# Entry level CNC



## BoomWood

I've begun researching CNC's and hope to get one within the next few months. I can't find good and current information on which CNC's are good for entry level.
I have no experience with them 
Don't know any type of coding so any programs that come with it I will have to learn from scratch
This is really for hobby use, although I have plans to sell some items down the road if this works out.
I only work on small projects - Cutting boards, clocks, knives etc..
Budget is minimal, I'm hoping not to spend more than $2,0000- ish

Any suggestions or websites that break down my options?

Thanks!


----------



## brtech

The base spec that determines cost is the size of the object you can cut (X,Y) and the depth of cut (Z). So, that's where you start. Sounds like you need something in the range of 24×24 by maybe 2 or 3 inches. That puts you out of the smallest machines, which can be 12×12 x 2

After that, there are things like:
What is the spindle: which can be a rotary tool (Dremel), small router, large router or a purpose built high speed CNC spindle.
Size of movement (step size) and accuracy of movement (two very different things).
Interfaces (how it connects to other things, often a computer that runs it, although some machines have an on-board computer).
What kind of motors (steppers on most inexpensive machines, servos on expense ones)
How the X/Y mechanism works (what couples the spinning of the positioning motors to the movement of the "gantry". There are belts, threaded rods, rack and pinion and others.

And then there is software.
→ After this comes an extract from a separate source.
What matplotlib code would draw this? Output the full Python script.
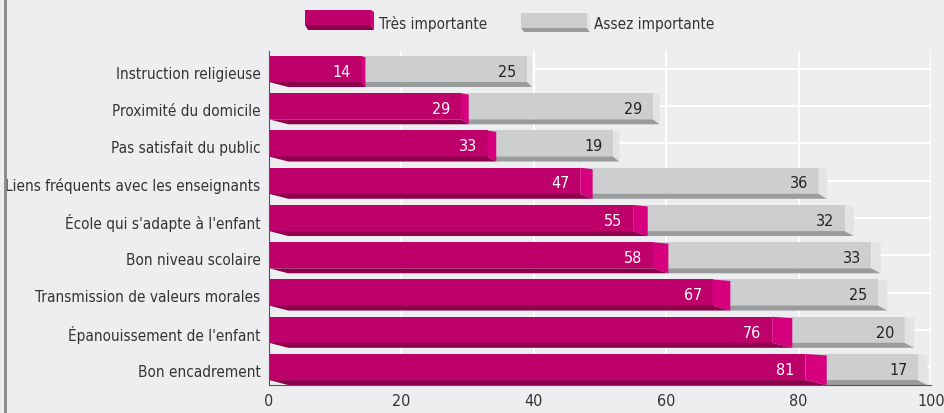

You have to consider 3 kinds of software:
1. What actually drives the machine. This is most often some kind of "g-code" interpreter. Might be included with the machine, might be something you need to download or purchase. 
2. What generates g-code from your design file. Mostly commercial software, there is some open source available. Look up the Vetric products for example.
3. What you use to create the design (a CAD system). Could be Sketch-up, which the base is free, but only the pro version creates the most common export file the g-code generators use, or it could be AutoCAD or some variant of Auto-CAD, or some newer 3D CAD system

There are some higher end CAD systems that include g-code generators, but most of the low end stuff is separate.

You design the part in the CAD system, turn it into g-code (which involves deciding on which bits are used for what paths), and then run the g-code on your CNC to cut the part.


----------



## MadMark

Rockler has triple head units for about $3000. They 3D print (extrude), lase, & cut.

You can cut 6061 alum with a single flute solid carbide upcut bit in a Porter-cable 690 router.

If you cut metal you'll also need a cutting fluid system - which will ruin a wood based gantry.

Typical systems can hold 0.001"or tighter.

Mach3 is a common package for gcoding your cnc. Gcode is ancient and very easy to code for simple cuts and drills but gets tedious in a hurry. The are many others. My laser engraver runs Benbox.

Learning CAD is *much* harder than learning gcode so my suggestion is learn gcode to start until you master CAD.

I had gotten our CNC to the point where you could draw in cad, export, process & cut all in one smooth operation. Took some time to get to that point.

M


----------



## BoomWood

Another question I have is if I want mostly to make templates and engraving, is a CNC the best option or are there other machines better suited for this?


----------



## todd1962

I love my X-Carve but it takes assembly and tuning. For $2K you can get the machine and necessary software. I use VCarve Pro. Some people find it frustrating because they can't deal with assembling the machine, tuning it, and the CNC learning curve all at once.

If you want a turnkey system you'll end up spending more than $2K.


----------



## DJFB

I have a shark cnc from rockler works 25"x 25". Still learning it, but all I need to learn is the vcarve pro. I got the store demo when they put a new model out and got a great dea, assembled. With shark + vcarce pro you don't need to learn programming. If you only want to do small sizes like 12×12, checkout these.

http://www.rockler.com/search/go?w=piranha


----------



## BoomWood

Thanks for the input everyone


----------